Manfrotto Aluminum Tripod - Great solid tripod. I've owned several of these throughout the years and they perform great. I pair this with my favorite tripod head, the Manfrotto Joystick, which gives full 360-degree smooth adjustments.

JOBY GorillaPod - I love this little tripod when shooting handheld or when traveling because I don't have to bring full sized tripods with me (although, that means I'm usually moving tables and standing near objects that the GorillaPod can mount to).

RODE VideoMic - My go-to when I am recording within a few feet of the camera. Captures great audio, and the windscreen doubles as a dog-toy (not really...but dogs will try to eat it).

Tascam DR-05 - I use this when needing to capture 360-degree sound (typically when multiple people are talking on stage). In addition to using the built in microphones (which are decent), I also use it to record sound from an external microphone.
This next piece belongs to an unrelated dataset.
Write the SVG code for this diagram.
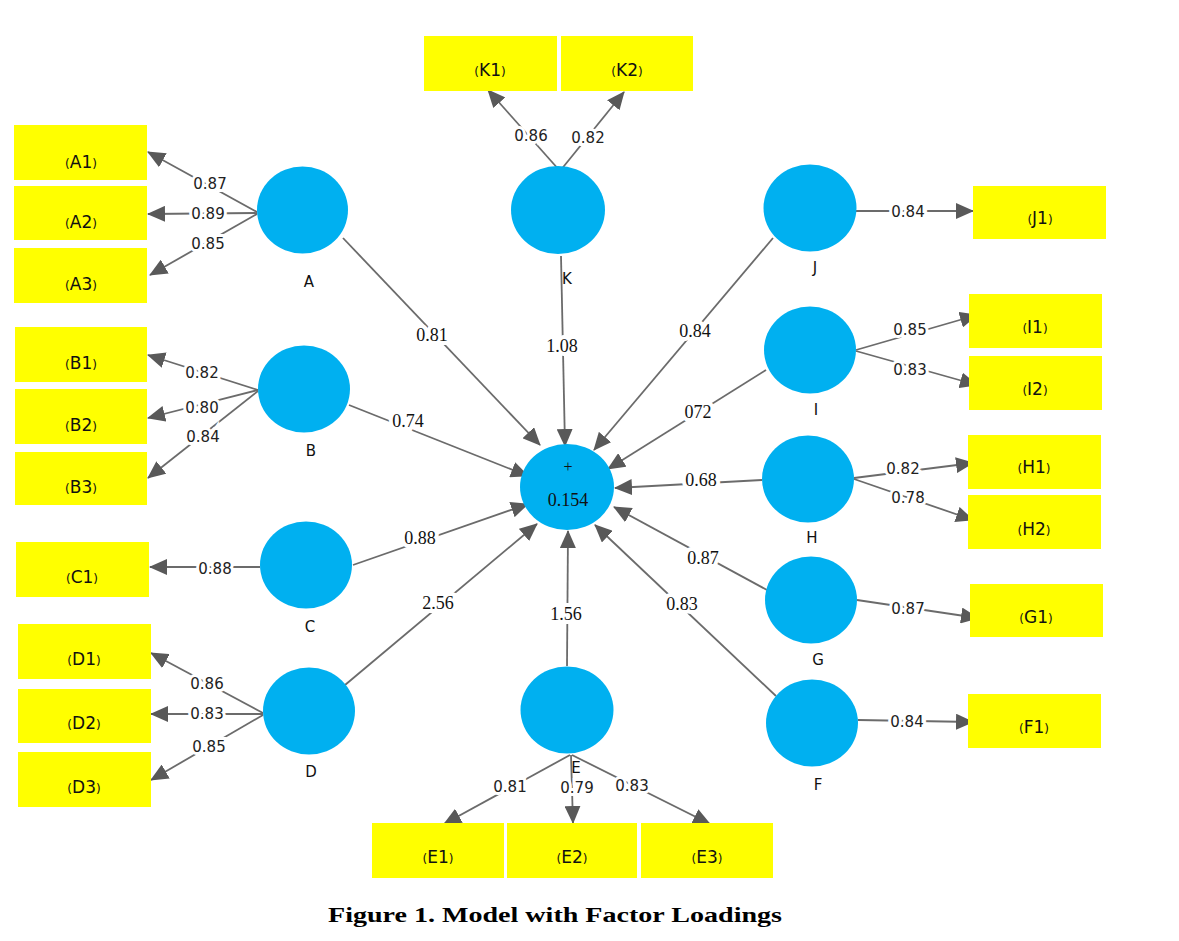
<svg xmlns="http://www.w3.org/2000/svg" width="1179" height="941" viewBox="0 0 1179 941">
<style>
.box{fill:#FFFF00}
.lv{fill:#00B0F0}
.bl{font-family:"DejaVu Sans","Liberation Sans",sans-serif;font-size:17px;fill:#111;text-anchor:middle}
.bl .p{font-size:12px}
.nl{font-family:"DejaVu Sans","Liberation Sans",sans-serif;font-size:15px;fill:#111;text-anchor:middle}
.ld{font-family:"DejaVu Sans","Liberation Sans",sans-serif;font-size:15px;fill:#222;text-anchor:middle;stroke:#fff;stroke-width:6px;paint-order:stroke}
.ls{font-family:"Liberation Serif","Times New Roman",serif;font-size:18px;fill:#111;text-anchor:middle;stroke:#fff;stroke-width:8px;paint-order:stroke}
.c{stroke:#6b6b6b;stroke-width:1.8;fill:none;marker-end:url(#ah)}
.cap{font-family:"Liberation Serif","Times New Roman",serif;font-size:22px;font-weight:bold;fill:#000;text-anchor:middle}
</style>
<defs>
<marker id="ah" viewBox="0 0 18 16" refX="17" refY="8" markerWidth="18" markerHeight="16" markerUnits="userSpaceOnUse" orient="auto">
<path d="M0,0 L18,8 L0,16 z" fill="#595959"/>
</marker>
</defs>
<rect width="1179" height="941" fill="#fff"/>

<g id="connectors">
<line class="c" x1="257" y1="212" x2="148" y2="152"/>
<line class="c" x1="257" y1="213" x2="148" y2="214"/>
<line class="c" x1="257" y1="214" x2="150" y2="275"/>
<line class="c" x1="258" y1="390" x2="148" y2="355"/>
<line class="c" x1="258" y1="390" x2="148" y2="418"/>
<line class="c" x1="258" y1="391" x2="148" y2="478"/>
<line class="c" x1="260" y1="567" x2="150" y2="567"/>
<line class="c" x1="263" y1="713" x2="151" y2="653"/>
<line class="c" x1="263" y1="714" x2="151" y2="714"/>
<line class="c" x1="263" y1="715" x2="151" y2="780"/>
<line class="c" x1="570" y1="755" x2="444" y2="824"/>
<line class="c" x1="571" y1="755" x2="573" y2="823"/>
<line class="c" x1="572" y1="755" x2="710" y2="824"/>
<line class="c" x1="560" y1="171" x2="488" y2="90"/>
<line class="c" x1="560" y1="171" x2="624" y2="92"/>
<line class="c" x1="856" y1="211" x2="973" y2="211"/>
<line class="c" x1="856" y1="350" x2="977" y2="315"/>
<line class="c" x1="856" y1="351" x2="977" y2="385"/>
<line class="c" x1="854" y1="478" x2="973" y2="463"/>
<line class="c" x1="854" y1="479" x2="973" y2="520"/>
<line class="c" x1="857" y1="600" x2="978" y2="618"/>
<line class="c" x1="858" y1="720" x2="973" y2="722"/>
<line class="c" x1="343" y1="238" x2="540" y2="445"/>
<line class="c" x1="561" y1="256" x2="565" y2="446"/>
<line class="c" x1="773" y1="238" x2="594" y2="450"/>
<line class="c" x1="766" y1="370" x2="608" y2="469"/>
<line class="c" x1="762" y1="480" x2="615" y2="488"/>
<line class="c" x1="767" y1="590" x2="614" y2="507"/>
<line class="c" x1="776" y1="696" x2="595" y2="525"/>
<line class="c" x1="567" y1="666" x2="568" y2="531"/>
<line class="c" x1="345" y1="685" x2="537" y2="524"/>
<line class="c" x1="353" y1="565" x2="528" y2="504"/>
<line class="c" x1="349" y1="405" x2="528" y2="476"/>

<text class="ld" x="210" y="189">0.87</text>
<text class="ld" x="208" y="219">0.89</text>
<text class="ld" x="208" y="249">0.85</text>
<text class="ld" x="202" y="378">0.82</text>
<text class="ld" x="202" y="413">0.80</text>
<text class="ld" x="203" y="442">0.84</text>
<text class="ld" x="215" y="574">0.88</text>
<text class="ld" x="207" y="689">0.86</text>
<text class="ld" x="207" y="719">0.83</text>
<text class="ld" x="209" y="752">0.85</text>
<text class="ld" x="510" y="792">0.81</text>
<text class="ld" x="577" y="793">0.79</text>
<text class="ld" x="632" y="791">0.83</text>
<text class="ld" x="531" y="141">0.86</text>
<text class="ld" x="588" y="143">0.82</text>
<text class="ld" x="908" y="217">0.84</text>
<text class="ld" x="910" y="335">0.85</text>
<text class="ld" x="910" y="375">0.83</text>
<text class="ld" x="903" y="474">0.82</text>
<text class="ld" x="908" y="503">0.78</text>
<text class="ld" x="908" y="614">0.87</text>
<text class="ld" x="907" y="727">0.84</text>

<text class="ls" x="432" y="341">0.81</text>
<text class="ls" x="562" y="352">1.08</text>
<text class="ls" x="695" y="337">0.84</text>
<text class="ls" x="698" y="418">072</text>
<text class="ls" x="701" y="486">0.68</text>
<text class="ls" x="703" y="564">0.87</text>
<text class="ls" x="682" y="610">0.83</text>
<text class="ls" x="566" y="620">1.56</text>
<text class="ls" x="438" y="609">2.56</text>
<text class="ls" x="420" y="544">0.88</text>
<text class="ls" x="408" y="427">0.74</text>
</g>

<g id="A1"><rect class="box" x="14" y="125" width="133" height="55"/><text class="bl" x="81" y="168"><tspan class="p">(</tspan>A1<tspan class="p">)</tspan></text></g>
<g id="A2"><rect class="box" x="14" y="186" width="133" height="54"/><text class="bl" x="81" y="228"><tspan class="p">(</tspan>A2<tspan class="p">)</tspan></text></g>
<g id="A3"><rect class="box" x="14" y="248" width="133" height="55"/><text class="bl" x="81" y="290"><tspan class="p">(</tspan>A3<tspan class="p">)</tspan></text></g>
<g id="B1"><rect class="box" x="15" y="327" width="132" height="55"/><text class="bl" x="81" y="369"><tspan class="p">(</tspan>B1<tspan class="p">)</tspan></text></g>
<g id="B2"><rect class="box" x="15" y="389" width="132" height="55"/><text class="bl" x="81" y="431"><tspan class="p">(</tspan>B2<tspan class="p">)</tspan></text></g>
<g id="B3"><rect class="box" x="15" y="452" width="132" height="53"/><text class="bl" x="81" y="493"><tspan class="p">(</tspan>B3<tspan class="p">)</tspan></text></g>
<g id="C1"><rect class="box" x="16" y="542" width="133" height="55"/><text class="bl" x="82" y="583"><tspan class="p">(</tspan>C1<tspan class="p">)</tspan></text></g>
<g id="D1"><rect class="box" x="18" y="624" width="133" height="55"/><text class="bl" x="84" y="665"><tspan class="p">(</tspan>D1<tspan class="p">)</tspan></text></g>
<g id="D2"><rect class="box" x="18" y="689" width="133" height="54"/><text class="bl" x="84" y="729"><tspan class="p">(</tspan>D2<tspan class="p">)</tspan></text></g>
<g id="D3"><rect class="box" x="18" y="752" width="133" height="55"/><text class="bl" x="84" y="793"><tspan class="p">(</tspan>D3<tspan class="p">)</tspan></text></g>
<g id="E1"><rect class="box" x="372" y="823" width="132" height="55"/><text class="bl" x="438" y="863"><tspan class="p">(</tspan>E1<tspan class="p">)</tspan></text></g>
<g id="E2"><rect class="box" x="507" y="823" width="130" height="55"/><text class="bl" x="572" y="863"><tspan class="p">(</tspan>E2<tspan class="p">)</tspan></text></g>
<g id="E3"><rect class="box" x="641" y="823" width="132" height="55"/><text class="bl" x="707" y="863"><tspan class="p">(</tspan>E3<tspan class="p">)</tspan></text></g>
<g id="K1"><rect class="box" x="424" y="36" width="133" height="55"/><text class="bl" x="490" y="76"><tspan class="p">(</tspan>K1<tspan class="p">)</tspan></text></g>
<g id="K2"><rect class="box" x="561" y="36" width="132" height="55"/><text class="bl" x="627" y="76"><tspan class="p">(</tspan>K2<tspan class="p">)</tspan></text></g>
<g id="J1"><rect class="box" x="973" y="186" width="133" height="53"/><text class="bl" x="1040" y="224"><tspan class="p">(</tspan>J1<tspan class="p">)</tspan></text></g>
<g id="I1"><rect class="box" x="969" y="294" width="133" height="54"/><text class="bl" x="1035" y="333"><tspan class="p">(</tspan>I1<tspan class="p">)</tspan></text></g>
<g id="I2"><rect class="box" x="969" y="356" width="133" height="54"/><text class="bl" x="1035" y="395"><tspan class="p">(</tspan>I2<tspan class="p">)</tspan></text></g>
<g id="H1"><rect class="box" x="968" y="435" width="133" height="54"/><text class="bl" x="1034" y="473"><tspan class="p">(</tspan>H1<tspan class="p">)</tspan></text></g>
<g id="H2"><rect class="box" x="968" y="495" width="133" height="54"/><text class="bl" x="1034" y="535"><tspan class="p">(</tspan>H2<tspan class="p">)</tspan></text></g>
<g id="G1"><rect class="box" x="970" y="584" width="133" height="53"/><text class="bl" x="1036" y="623"><tspan class="p">(</tspan>G1<tspan class="p">)</tspan></text></g>
<g id="F1"><rect class="box" x="968" y="694" width="133" height="54"/><text class="bl" x="1034" y="733"><tspan class="p">(</tspan>F1<tspan class="p">)</tspan></text></g>

<g id="A"><ellipse class="lv" cx="302.5" cy="210" rx="45.5" ry="43.5"/><text class="nl" x="309" y="287">A</text></g>
<g id="B"><ellipse class="lv" cx="304" cy="389" rx="46" ry="43.5"/><text class="nl" x="311" y="456">B</text></g>
<g id="C"><ellipse class="lv" cx="306" cy="565" rx="46" ry="43.5"/><text class="nl" x="310" y="632">C</text></g>
<g id="D"><ellipse class="lv" cx="309" cy="711" rx="46" ry="43.5"/><text class="nl" x="311" y="777">D</text></g>
<g id="E"><ellipse class="lv" cx="567" cy="710" rx="46.5" ry="43.5"/><text class="nl" x="576" y="773">E</text></g>
<g id="K"><ellipse class="lv" cx="558" cy="210" rx="47" ry="44"/><text class="nl" x="567" y="284">K</text></g>
<g id="J"><ellipse class="lv" cx="810" cy="208" rx="46.5" ry="43.5"/><text class="nl" x="815" y="273">J</text></g>
<g id="I"><ellipse class="lv" cx="810" cy="350" rx="46" ry="43.5"/><text class="nl" x="816" y="415">I</text></g>
<g id="H"><ellipse class="lv" cx="808" cy="479" rx="46" ry="43.5"/><text class="nl" x="812" y="543">H</text></g>
<g id="G"><ellipse class="lv" cx="811" cy="600" rx="46" ry="43.5"/><text class="nl" x="818" y="665">G</text></g>
<g id="F"><ellipse class="lv" cx="812" cy="723" rx="46" ry="43.5"/><text class="nl" x="818" y="790">F</text></g>
<g id="Y"><ellipse class="lv" cx="567" cy="487" rx="47" ry="43"/>
<text x="568" y="472" font-family="Liberation Serif,serif" font-size="16" text-anchor="middle" fill="#111">+</text>
<text x="568" y="506" font-family="Liberation Serif,serif" font-size="18" text-anchor="middle" fill="#111">0.154</text></g>

<text class="cap" x="555" y="922" textLength="454" lengthAdjust="spacingAndGlyphs">Figure 1. Model with Factor Loadings</text>
</svg>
RODE Lavalier Microphone - A clip on mic. Essential when I'm standing far away from the camera or in noisy environments.

Studio backdrop and lights- This kit includes backdrops, stands, and lights. It's not high quality, but if you aren't afraid of modifying things to fit your needs this works really well as a starter pack. I replaced the included bulbs with 100W LED equivalents and rigged it up so that there were two lights in each softbox.

GVM LED Panel Light - My favorite light that's easy to take with me wherever I go. Lots of good light as long as you keep it within a few feet of you.

Mini Video Lights - Great for adding accent lights. I usually pair these with some colored gels to get nice background colors.